Intro to Data Cleaning
Week 2 | Lesson 2.3
LEARNING OBJECTIVES
After this lesson, you will be able to:
- Inspect data types
- Clean up a column using df.apply()
- Know what situations to use .value_counts() in your code
INSTRUCTOR PREP
Before this lesson, instructors will need to:
- Read in / Review any dataset(s) & starter/solution code
- Generate a brief slide deck
STARTER CODE
LESSON GUIDE
TIMING | TYPE | TOPIC |
---|---|---|
5 min | Introduction | Inspect data types, df.apply(), .value_counts() |
20 min | Demo /Guided Practice | Inspect data types |
20 min | Demo /Guided Practice | df.apply() |
20 min | Demo /Guided Practice | .value_counts() |
20 min | Independent Practice | |
5 min | Conclusion |
Introduction: Topic (5 mins)
Since we're starting to get pretty comfortable with using pandas to do EDA, let's add a couple more tools to our toolbox.
The main data types stored in pandas objects are float, int, bool, datetime64, datetime64, timedelta, category, and object.
df.apply() will apply a function along any axis of the DataFrame.
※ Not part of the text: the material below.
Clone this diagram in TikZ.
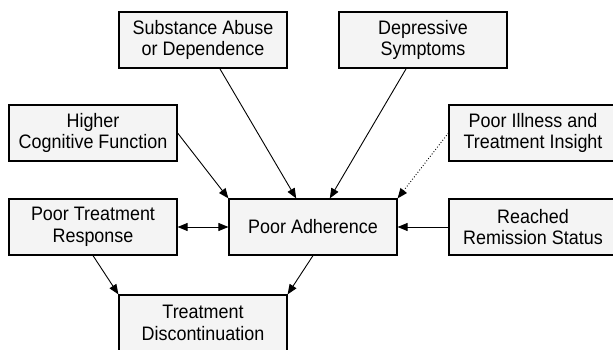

We'll see it in action below.
pandas.Series.value_counts returns Series containing counts of unique values. The resulting Series will be in descending order so that the first element is the most frequently-occurring element. Excludes NA values.
- Examples of dtypes.
- Examples of value_counts.
Demo /Guided Practice: Inspect data types (20 mins)
Let's create a small dictionary with different data types in it.
Instructor Note: The demo code contains all the code for this lesson in a Jupyter notebook. Use it to review the following code output:
in iPython notebook type:
import pandas as pd
import numpy as np
dft = pd.DataFrame(dict(A = np.random.rand(3),
B = 1,
C = 'foo',
D = pd.Timestamp('20010102'),
E = pd.Series([1.0]*3).astype('float32'),
F = False,
G = pd.Series([1]*3,dtype='int8')))
dft
There is a really easy way to see what kind of dtypes are in each column.
dft.dtypes
If a pandas object contains data multiple dtypes IN A SINGLE COLUMN, the dtype of the column will be chosen to accommodate all of the data types (object is the most general).
# these ints are coerced to floats
pd.Series([1, 2, 3, 4, 5, 6.])
# string data forces an ``object`` dtype
pd.Series([1, 2, 3, 6., 'foo'])
The method get_dtype_counts() will return the number of columns of each type in a DataFrame:
dft.get_dtype_counts()
You can do a lot more with dtypes that you can check out here.
Check: Why do you think it might be important to know what kind of dtypes you're working with?
Demo /Guided Practice: df.apply() (20 mins)
Let's create a small data frame.
df = pd.DataFrame(np.random.randn(5, 4), columns=['a', 'b', 'c', 'd'])
df
Use df.apply to find the square root of all the values.
df.apply(numpy.sqrt)
Find the mean of all of the columns.
df.apply(np.mean, axis=0)
Find the mean of all of the rows.
df.apply(np.mean, axis=1)
Check: How would find the std of the columns and rows?
Demo /Guided Practice: .value_counts() (20 mins)
Let's create a random array with 50 numbers, ranging from 0 to 7.
data = np.random.randint(0, 7, size = 50)
Convert the array into a series.
s = pd.Series(data)
How many of each number is there in the series? Enter value_counts():
pd.value_counts(s)
Independent Practice: Topic (20 minutes)
- Use the sales.csv data set - we've seen this a few times in previous lessons!
- Inspect the data types
- You've found out that all your values in column 1 are off by 1. Use df.apply to add 1 to column 1 of the dataset
- Use .value_counts to count the values of 1 column of the dataset
Bonus
- Add 3 to column 2
- Use .value_counts for each column of the dataset
Conclusion (5 mins)
So far we've used pandas to look at the head and tail of a data set. We've also taken a look at summary stats and different types of data types. We've selected and sliced data too. Today we added inspecting data types, df.apply, .value_counts to our pandas arsenal. Nice!